## Work instructions:
Each line in the material below, starting at the one with "Write a Python" and ending at the one with "os_hi = [1.06, 2.05]", is to be reproduced exactly; no picture is to be copied.

## Materials provided:
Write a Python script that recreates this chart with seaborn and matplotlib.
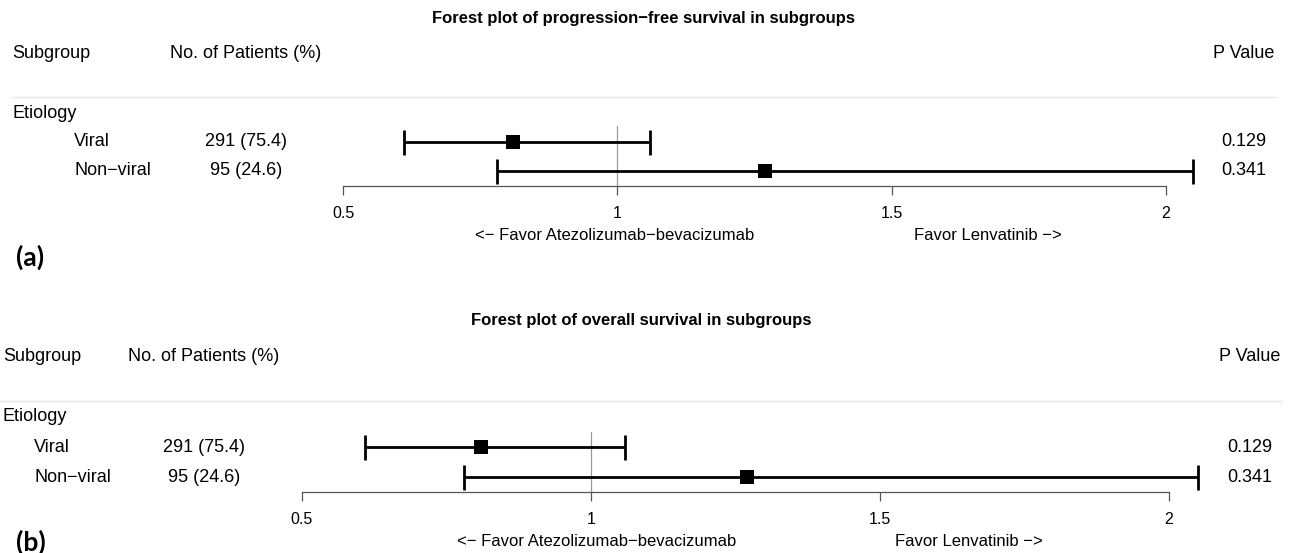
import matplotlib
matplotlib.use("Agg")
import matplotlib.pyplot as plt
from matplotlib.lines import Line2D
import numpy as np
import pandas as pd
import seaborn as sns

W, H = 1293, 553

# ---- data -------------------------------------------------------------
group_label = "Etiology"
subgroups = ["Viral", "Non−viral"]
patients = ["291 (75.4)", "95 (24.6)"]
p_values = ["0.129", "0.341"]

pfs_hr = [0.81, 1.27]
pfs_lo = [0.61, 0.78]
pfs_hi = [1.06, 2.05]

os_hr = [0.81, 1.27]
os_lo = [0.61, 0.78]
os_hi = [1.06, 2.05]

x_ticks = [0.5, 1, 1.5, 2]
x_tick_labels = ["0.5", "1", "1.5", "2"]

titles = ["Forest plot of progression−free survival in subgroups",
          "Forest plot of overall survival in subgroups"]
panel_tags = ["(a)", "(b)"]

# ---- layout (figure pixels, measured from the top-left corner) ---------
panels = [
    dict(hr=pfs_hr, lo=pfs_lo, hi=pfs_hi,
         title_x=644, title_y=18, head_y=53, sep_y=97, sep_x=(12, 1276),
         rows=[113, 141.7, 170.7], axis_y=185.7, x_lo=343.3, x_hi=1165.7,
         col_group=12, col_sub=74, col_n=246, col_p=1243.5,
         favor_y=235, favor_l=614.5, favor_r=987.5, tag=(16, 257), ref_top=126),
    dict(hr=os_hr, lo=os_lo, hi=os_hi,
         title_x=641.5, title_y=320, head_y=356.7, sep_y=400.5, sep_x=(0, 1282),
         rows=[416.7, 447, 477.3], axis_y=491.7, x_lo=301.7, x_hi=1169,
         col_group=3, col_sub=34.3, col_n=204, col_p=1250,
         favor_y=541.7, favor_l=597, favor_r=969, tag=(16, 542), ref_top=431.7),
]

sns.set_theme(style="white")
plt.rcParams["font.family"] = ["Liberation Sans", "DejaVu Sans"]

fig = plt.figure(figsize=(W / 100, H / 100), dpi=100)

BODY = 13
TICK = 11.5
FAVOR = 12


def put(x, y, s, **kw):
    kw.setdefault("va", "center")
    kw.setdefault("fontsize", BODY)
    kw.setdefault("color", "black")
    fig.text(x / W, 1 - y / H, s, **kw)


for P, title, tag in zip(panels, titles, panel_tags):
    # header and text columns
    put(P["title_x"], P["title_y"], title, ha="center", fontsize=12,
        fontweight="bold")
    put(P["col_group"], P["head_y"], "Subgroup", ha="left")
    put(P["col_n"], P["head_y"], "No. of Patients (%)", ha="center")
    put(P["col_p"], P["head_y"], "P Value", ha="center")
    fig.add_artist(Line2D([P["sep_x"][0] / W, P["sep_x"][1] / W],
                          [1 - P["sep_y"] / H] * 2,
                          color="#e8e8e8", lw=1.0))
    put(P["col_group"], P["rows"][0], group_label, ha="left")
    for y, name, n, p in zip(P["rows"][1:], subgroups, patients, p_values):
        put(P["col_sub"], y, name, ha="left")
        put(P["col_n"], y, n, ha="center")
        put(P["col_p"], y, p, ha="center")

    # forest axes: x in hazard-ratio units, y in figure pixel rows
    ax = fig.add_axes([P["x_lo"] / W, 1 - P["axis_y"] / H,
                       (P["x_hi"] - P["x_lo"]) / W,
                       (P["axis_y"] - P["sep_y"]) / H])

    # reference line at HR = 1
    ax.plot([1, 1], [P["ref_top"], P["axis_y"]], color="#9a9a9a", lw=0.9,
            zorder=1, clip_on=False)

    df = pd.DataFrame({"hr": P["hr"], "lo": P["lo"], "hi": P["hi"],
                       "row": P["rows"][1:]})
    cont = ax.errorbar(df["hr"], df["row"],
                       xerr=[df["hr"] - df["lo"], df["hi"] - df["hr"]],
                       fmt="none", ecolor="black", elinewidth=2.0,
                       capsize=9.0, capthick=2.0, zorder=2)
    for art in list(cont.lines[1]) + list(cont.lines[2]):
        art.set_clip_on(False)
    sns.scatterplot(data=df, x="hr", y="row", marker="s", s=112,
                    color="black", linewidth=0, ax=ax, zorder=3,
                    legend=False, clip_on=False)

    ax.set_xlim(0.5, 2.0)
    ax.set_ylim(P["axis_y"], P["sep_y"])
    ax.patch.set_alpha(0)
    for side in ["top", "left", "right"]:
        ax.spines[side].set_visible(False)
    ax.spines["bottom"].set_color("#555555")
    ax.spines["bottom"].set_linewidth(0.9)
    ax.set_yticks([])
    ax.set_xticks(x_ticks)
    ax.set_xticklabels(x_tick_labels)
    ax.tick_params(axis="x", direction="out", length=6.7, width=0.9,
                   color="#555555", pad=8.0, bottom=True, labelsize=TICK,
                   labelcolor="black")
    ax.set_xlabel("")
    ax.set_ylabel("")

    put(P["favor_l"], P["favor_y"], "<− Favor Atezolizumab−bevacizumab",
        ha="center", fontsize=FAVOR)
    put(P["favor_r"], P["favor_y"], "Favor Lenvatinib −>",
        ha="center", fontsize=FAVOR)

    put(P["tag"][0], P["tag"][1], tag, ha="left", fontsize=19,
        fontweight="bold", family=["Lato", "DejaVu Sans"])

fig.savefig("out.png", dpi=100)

---

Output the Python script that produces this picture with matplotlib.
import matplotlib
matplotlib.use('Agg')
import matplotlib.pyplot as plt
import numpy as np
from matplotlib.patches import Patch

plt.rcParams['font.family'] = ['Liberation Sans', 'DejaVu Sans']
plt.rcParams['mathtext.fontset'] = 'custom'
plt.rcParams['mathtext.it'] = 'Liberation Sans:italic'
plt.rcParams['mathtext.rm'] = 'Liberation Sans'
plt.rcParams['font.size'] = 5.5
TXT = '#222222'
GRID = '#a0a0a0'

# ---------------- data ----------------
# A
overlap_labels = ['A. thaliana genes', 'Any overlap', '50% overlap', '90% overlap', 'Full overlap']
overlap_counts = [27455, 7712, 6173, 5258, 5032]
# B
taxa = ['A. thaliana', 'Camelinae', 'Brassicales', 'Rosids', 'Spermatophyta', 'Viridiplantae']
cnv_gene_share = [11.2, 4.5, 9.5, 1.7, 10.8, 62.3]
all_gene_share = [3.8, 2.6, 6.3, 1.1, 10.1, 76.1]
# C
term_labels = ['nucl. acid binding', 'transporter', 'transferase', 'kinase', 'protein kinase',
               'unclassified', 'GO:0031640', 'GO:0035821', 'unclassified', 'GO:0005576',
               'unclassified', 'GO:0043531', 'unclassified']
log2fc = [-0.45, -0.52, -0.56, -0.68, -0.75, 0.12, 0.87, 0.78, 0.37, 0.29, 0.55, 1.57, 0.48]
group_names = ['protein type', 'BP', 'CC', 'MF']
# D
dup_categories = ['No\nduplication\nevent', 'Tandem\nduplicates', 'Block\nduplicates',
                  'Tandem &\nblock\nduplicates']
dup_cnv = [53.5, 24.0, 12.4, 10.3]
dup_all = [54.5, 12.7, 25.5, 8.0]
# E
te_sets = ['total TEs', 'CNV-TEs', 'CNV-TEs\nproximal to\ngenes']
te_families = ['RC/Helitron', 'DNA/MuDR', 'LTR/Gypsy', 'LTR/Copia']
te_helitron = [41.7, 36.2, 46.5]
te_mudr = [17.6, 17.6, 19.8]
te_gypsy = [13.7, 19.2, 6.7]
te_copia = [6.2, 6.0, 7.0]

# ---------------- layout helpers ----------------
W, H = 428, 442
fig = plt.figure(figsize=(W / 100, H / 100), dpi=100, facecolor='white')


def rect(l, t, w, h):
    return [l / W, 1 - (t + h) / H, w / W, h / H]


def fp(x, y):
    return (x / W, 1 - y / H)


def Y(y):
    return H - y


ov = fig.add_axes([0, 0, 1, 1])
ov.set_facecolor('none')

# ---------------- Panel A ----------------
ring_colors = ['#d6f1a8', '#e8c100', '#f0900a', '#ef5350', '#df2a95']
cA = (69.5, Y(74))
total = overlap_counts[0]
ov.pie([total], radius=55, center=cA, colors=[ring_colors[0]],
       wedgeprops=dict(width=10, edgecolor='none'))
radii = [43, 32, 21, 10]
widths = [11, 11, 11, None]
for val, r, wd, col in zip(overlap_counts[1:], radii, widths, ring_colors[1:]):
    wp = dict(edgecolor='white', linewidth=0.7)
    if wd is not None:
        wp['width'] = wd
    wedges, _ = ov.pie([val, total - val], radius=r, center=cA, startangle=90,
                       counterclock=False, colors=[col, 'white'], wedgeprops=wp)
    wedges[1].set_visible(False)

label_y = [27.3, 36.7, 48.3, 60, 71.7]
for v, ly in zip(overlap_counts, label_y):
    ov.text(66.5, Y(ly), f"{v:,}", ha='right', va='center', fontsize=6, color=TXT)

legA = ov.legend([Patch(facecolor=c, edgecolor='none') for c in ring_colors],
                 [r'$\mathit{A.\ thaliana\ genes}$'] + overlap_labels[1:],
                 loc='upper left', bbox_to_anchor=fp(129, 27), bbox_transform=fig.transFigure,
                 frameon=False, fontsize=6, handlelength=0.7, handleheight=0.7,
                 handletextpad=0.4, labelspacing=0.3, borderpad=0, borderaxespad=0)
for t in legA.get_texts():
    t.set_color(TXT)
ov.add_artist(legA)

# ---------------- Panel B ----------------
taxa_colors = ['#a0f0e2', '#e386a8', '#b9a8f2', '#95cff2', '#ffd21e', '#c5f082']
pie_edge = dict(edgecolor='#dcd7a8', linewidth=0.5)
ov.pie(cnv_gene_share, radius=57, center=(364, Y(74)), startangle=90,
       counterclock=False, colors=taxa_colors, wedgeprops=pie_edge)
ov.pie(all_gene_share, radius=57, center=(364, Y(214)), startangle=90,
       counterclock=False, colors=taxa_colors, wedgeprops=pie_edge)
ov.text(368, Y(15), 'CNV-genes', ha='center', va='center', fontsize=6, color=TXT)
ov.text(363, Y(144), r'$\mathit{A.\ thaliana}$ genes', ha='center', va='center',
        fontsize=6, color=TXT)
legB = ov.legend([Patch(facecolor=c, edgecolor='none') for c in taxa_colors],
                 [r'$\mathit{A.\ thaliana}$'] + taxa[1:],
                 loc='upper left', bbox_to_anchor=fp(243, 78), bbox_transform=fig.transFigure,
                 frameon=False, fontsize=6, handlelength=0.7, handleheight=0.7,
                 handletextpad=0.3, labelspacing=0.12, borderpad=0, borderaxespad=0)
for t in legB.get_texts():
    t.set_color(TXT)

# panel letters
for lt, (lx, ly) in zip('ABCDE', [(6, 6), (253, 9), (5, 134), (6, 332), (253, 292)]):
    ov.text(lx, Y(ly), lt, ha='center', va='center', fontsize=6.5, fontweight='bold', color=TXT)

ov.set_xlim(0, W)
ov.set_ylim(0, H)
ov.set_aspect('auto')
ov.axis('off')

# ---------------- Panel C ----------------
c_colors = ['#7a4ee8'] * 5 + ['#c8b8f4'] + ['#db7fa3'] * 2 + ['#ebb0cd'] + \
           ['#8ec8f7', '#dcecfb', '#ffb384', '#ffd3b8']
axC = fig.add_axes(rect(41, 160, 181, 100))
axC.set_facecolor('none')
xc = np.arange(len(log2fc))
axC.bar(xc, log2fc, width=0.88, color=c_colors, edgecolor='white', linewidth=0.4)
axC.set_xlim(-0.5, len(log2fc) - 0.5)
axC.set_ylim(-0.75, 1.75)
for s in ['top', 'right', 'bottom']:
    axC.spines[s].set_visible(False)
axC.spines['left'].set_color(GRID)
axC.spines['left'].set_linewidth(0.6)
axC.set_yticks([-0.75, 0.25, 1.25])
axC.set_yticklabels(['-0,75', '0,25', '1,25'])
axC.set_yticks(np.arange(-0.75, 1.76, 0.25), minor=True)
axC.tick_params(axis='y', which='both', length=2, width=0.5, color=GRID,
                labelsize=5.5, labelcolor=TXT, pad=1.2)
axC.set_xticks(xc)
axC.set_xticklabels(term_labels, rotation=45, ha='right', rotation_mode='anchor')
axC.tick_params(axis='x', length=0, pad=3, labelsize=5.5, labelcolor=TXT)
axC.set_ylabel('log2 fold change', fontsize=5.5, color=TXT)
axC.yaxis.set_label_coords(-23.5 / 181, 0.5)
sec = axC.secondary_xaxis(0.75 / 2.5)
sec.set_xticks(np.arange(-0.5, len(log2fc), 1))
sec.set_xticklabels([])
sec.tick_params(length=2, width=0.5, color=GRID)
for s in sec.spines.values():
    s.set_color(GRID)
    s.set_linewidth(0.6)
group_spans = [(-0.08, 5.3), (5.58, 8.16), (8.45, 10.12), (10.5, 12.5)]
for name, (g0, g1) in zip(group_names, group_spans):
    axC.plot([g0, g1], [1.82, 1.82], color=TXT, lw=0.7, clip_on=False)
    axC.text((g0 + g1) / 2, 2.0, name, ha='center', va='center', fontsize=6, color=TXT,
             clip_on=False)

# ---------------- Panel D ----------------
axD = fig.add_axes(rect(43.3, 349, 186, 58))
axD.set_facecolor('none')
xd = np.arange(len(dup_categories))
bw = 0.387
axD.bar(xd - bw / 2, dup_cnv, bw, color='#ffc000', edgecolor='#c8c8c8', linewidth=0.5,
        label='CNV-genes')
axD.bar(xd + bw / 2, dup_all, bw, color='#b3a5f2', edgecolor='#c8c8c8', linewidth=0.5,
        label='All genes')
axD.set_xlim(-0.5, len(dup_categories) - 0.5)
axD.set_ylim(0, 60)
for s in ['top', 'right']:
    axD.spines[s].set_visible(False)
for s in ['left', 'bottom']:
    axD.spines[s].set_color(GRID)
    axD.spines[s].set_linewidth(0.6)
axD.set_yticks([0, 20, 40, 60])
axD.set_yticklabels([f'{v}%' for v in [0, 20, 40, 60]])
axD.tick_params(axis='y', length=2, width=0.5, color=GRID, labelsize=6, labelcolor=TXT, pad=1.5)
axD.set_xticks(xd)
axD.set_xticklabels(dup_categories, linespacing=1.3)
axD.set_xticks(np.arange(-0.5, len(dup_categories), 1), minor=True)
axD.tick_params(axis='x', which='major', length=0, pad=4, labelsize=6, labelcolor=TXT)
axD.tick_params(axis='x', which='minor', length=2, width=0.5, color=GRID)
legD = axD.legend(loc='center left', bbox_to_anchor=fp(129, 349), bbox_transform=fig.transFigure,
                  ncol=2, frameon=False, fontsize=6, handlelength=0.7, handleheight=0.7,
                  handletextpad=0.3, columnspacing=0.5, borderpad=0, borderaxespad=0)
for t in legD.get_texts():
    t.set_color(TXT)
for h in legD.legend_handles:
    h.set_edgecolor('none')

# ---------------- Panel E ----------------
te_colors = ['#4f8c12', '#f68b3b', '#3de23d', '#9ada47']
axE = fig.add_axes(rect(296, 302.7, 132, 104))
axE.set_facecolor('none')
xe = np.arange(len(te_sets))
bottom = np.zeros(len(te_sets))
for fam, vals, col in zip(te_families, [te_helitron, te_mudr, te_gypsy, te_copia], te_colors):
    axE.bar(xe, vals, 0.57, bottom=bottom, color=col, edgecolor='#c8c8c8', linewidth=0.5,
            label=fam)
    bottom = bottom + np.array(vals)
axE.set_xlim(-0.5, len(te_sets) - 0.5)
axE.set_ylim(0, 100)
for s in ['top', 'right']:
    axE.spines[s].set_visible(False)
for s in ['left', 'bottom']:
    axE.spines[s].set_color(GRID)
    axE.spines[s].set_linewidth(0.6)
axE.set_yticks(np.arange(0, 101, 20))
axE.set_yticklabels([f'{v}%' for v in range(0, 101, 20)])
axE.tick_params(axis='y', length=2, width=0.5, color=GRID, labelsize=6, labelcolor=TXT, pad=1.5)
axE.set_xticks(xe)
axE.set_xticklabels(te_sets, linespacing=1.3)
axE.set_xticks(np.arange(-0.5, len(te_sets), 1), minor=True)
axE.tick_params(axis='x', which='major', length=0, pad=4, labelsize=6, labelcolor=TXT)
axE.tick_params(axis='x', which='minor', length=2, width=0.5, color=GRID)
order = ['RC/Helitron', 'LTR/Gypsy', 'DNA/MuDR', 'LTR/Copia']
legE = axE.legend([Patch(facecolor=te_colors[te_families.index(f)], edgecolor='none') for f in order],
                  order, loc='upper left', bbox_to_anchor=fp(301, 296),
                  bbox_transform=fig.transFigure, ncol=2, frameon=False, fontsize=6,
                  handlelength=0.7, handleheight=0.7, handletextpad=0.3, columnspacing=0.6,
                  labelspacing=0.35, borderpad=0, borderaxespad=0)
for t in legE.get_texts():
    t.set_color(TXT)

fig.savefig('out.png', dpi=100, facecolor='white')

--

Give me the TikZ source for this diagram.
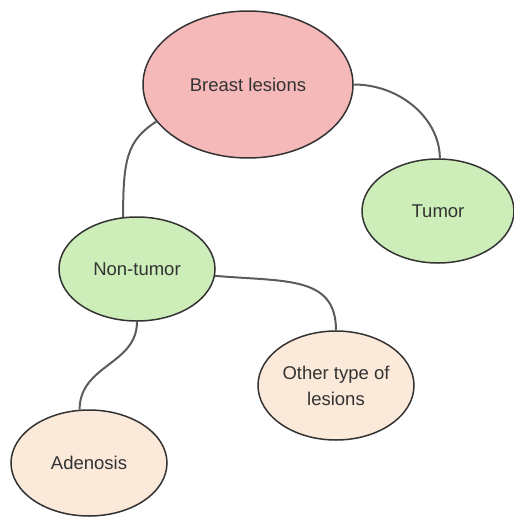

## Reply to the task:
Write a Python script that recreates this chart with seaborn and matplotlib.
import matplotlib
matplotlib.use("Agg")
import matplotlib.pyplot as plt
from matplotlib.lines import Line2D
import numpy as np
import pandas as pd
import seaborn as sns

W, H = 1293, 553

# ---- data -------------------------------------------------------------
group_label = "Etiology"
subgroups = ["Viral", "Non−viral"]
patients = ["291 (75.4)", "95 (24.6)"]
p_values = ["0.129", "0.341"]

pfs_hr = [0.81, 1.27]
pfs_lo = [0.61, 0.78]
pfs_hi = [1.06, 2.05]

os_hr = [0.81, 1.27]
os_lo = [0.61, 0.78]
os_hi = [1.06, 2.05]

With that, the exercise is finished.